Berdimuhamedow has ruled the former Soviet republic since the death of his predecessor Saparmurat Niyazov in 2006, who curated his own infamous Stalinist cult of personality over his 16-year term in office. He famously renamed months and the days of the week after his relatives and even had his own gold statue that would famously rotate to face the sun. But it didn’t take long for Berdimuhamedow, then a former dentist who later became health minister, to dismantle Niyazov’s personality cult and replace it with his own.
In a move akin to Roman emperors, he lifted a ban in 2010 and reinstated the traditional big top circus – complete with clowns, fire-eaters, jugglers, lion-tamers and trapeze artists. He rides horses in public (and fell off one in a viral clip), engages in dagger-throwing, car racing and taekwondo. At a 2020 new year’s party, he was seen on camera deejaying at a rave. He also waged a peculiar crackdown on satellite dishes and air-conditioners.

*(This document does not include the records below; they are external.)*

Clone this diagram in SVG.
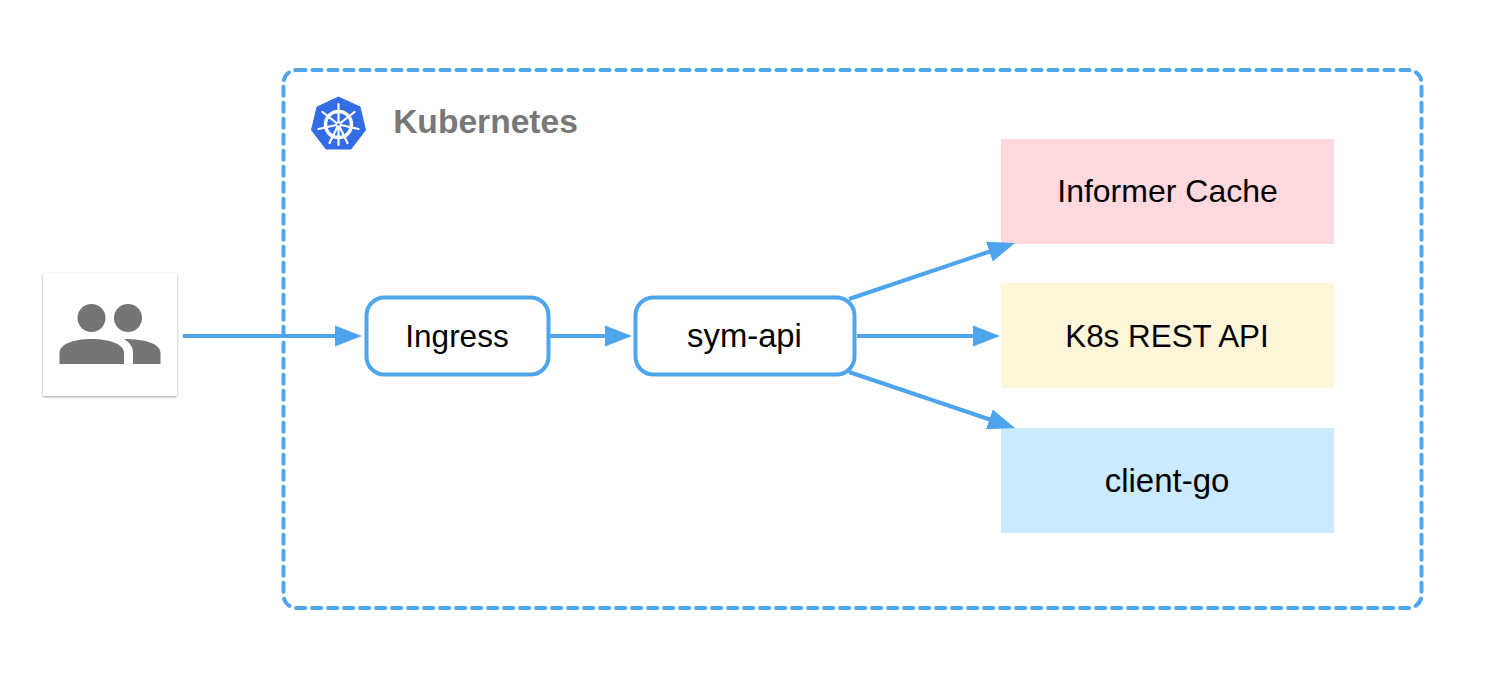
<svg xmlns="http://www.w3.org/2000/svg" width="1486" height="674" viewBox="0 0 1486 674">
<style>
text{font-family:"Liberation Sans",Arial,sans-serif;font-size:32px;fill:#000;text-anchor:middle}
.pill{fill:#fff;stroke:#4ea5ee;stroke-width:4}
.conn{fill:none;stroke:#4ea5ee;stroke-width:4;marker-end:url(#arrow)}
.grey{fill:#757575}
</style>
<defs>
<marker id="arrow" markerUnits="userSpaceOnUse" markerWidth="30" markerHeight="24" refX="2" refY="11" orient="auto" viewBox="0 0 30 24"><path d="M0 0.500L27 11L0 21.500Z" fill="#4ea5ee"/></marker>
<filter id="sh" x="-10%" y="-10%" width="120%" height="120%"><feDropShadow dx="0" dy="1" stdDeviation="1.200" flood-color="#000" flood-opacity=".4"/></filter>
</defs>
<rect width="1486" height="674" fill="#fff"/>
<g id="kubernetes">
<rect x="283.500" y="70" width="1138" height="538" rx="13" fill="none" stroke="#4ea5ee" stroke-width="4" stroke-dasharray="9 7" stroke-linecap="round"/>
<g id="k8s-logo">
<path d="M338.500 97L360 107L365.500 130L351 149L326 149L311.500 130L317 107Z" fill="#326de6" stroke="#326de6" stroke-width="1" stroke-linejoin="round"/>
<g fill="none" stroke="#fff" stroke-linecap="round">
<circle cx="338.500" cy="124.500" r="13" stroke-width="3.500"/>
<path stroke-width="2.200" d="M338.500 104V145M338.500 124.500L354.500 112M338.500 124.500L322.500 112M338.500 124.500L358.500 129M338.500 124.500L318.500 129M338.500 124.500L347.500 143M338.500 124.500L329.500 143"/>
</g>
<circle cx="338.500" cy="124.500" r="3" fill="#fff"/>
<circle cx="338.500" cy="124.500" r="1.300" fill="#326de6"/>
</g>
<text x="485.500" y="133" style="font-size:33.600px;font-weight:bold;fill:#787878">Kubernetes</text>
</g>
<g id="users">
<rect x="43" y="273" width="134" height="123" rx="2" fill="#fff" filter="url(#sh)"/>
<circle class="grey" cx="91.500" cy="318" r="14"/>
<circle class="grey" cx="128" cy="318" r="14"/>
<path class="grey" d="M59.500 364V353C59.500 344 74 339 91.500 339C109 339 124 344 124 353V364Z"/>
<path class="grey" d="M124 339C146 339 160.500 344 160.500 353V364H133V353C133 347 130 343 124 339Z"/>
</g>
<g id="informer-cache"><rect x="1001" y="139" width="333" height="105" fill="#ffd9de"/><text x="1167.500" y="202">Informer Cache</text></g>
<g id="k8s-rest-api"><rect x="1001" y="283" width="333" height="105" fill="#fff5d8"/><text x="1167" y="347" style="font-size:31.400px">K8s REST API</text></g>
<g id="client-go"><rect x="1001" y="428" width="333" height="105" fill="#c9eaff"/><text x="1167" y="492" style="font-size:33px">client-go</text></g>
<g id="connectors">
<path class="conn" d="M183 336H337"/>
<path class="conn" d="M550 336H607"/>
<path class="conn" d="M857 336H975"/>
<path class="conn" d="M849 299L991.300 251"/>
<path class="conn" d="M849 372L991.300 420"/>
</g>
<g id="ingress"><rect class="pill" x="366.500" y="297.500" width="182" height="77" rx="18"/><text x="457" y="347" style="font-size:31.500px">Ingress</text></g>
<g id="sym-api"><rect class="pill" x="635.500" y="297.500" width="219" height="77" rx="18"/><text x="744.500" y="347" style="font-size:32.800px">sym-api</text></g>
</svg>
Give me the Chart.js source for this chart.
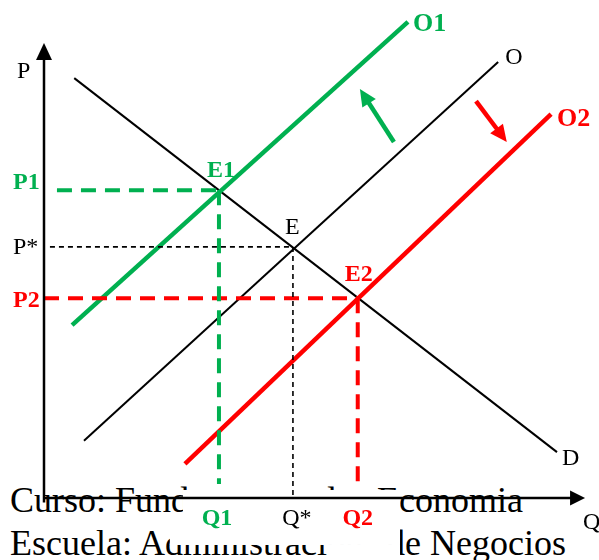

Berdimuhamedow’s DJ-ing skills, which you have to see to believe.
When Niyazov died, people thought the regime would evolve. But that didn’t happen in a region where personality cults have proliferated and where leaders want to be adored and respected by citizens to keep them in power.
“Turkmenistan’s regime is not one that cares about its global standings or what the United Nations and the rest of the world may think of it,” Anceschi said. “It is not a crazy country. In all the madness that is often portrayed, one has to understand and be aware of the political context in which the regime operates and there’s sadly no real way of knowing how the people who live there really feel – any kind of independent thinking is oppressed and the only voice we hear is the regime’s.”
Little is also known about Berdimuhamedow’s private life – he allegedly has a Russian mistress, a nurse he may have met earlier on in his dentistry career. His son Serdar serves as a lieutenant colonel in the Armed Forces. His father and grandfather both have museums and government offices named in their honor. But unlike the ruling Kims in North Korea, experts think that Turkmenistan is unlikely to see a Berdimuhamedow political dynasty because of a lack of unified ideology.
Anceschi believes that support for Berdimuhamedow in the country of six million isn’t as wide as people think but still feels that the wider democratic world shouldn’t hold hopes out for change. “I can’t ever see mass protests happening in Turkmenistan and a revolution is even more unlikely,” he said. “Berdimuhamedow’s power is cemented for now but the economy is known to be doing really badly and I think that there will be a point in which stability is threatened. But with everything in Turkmenistan, there is really no way of knowing.”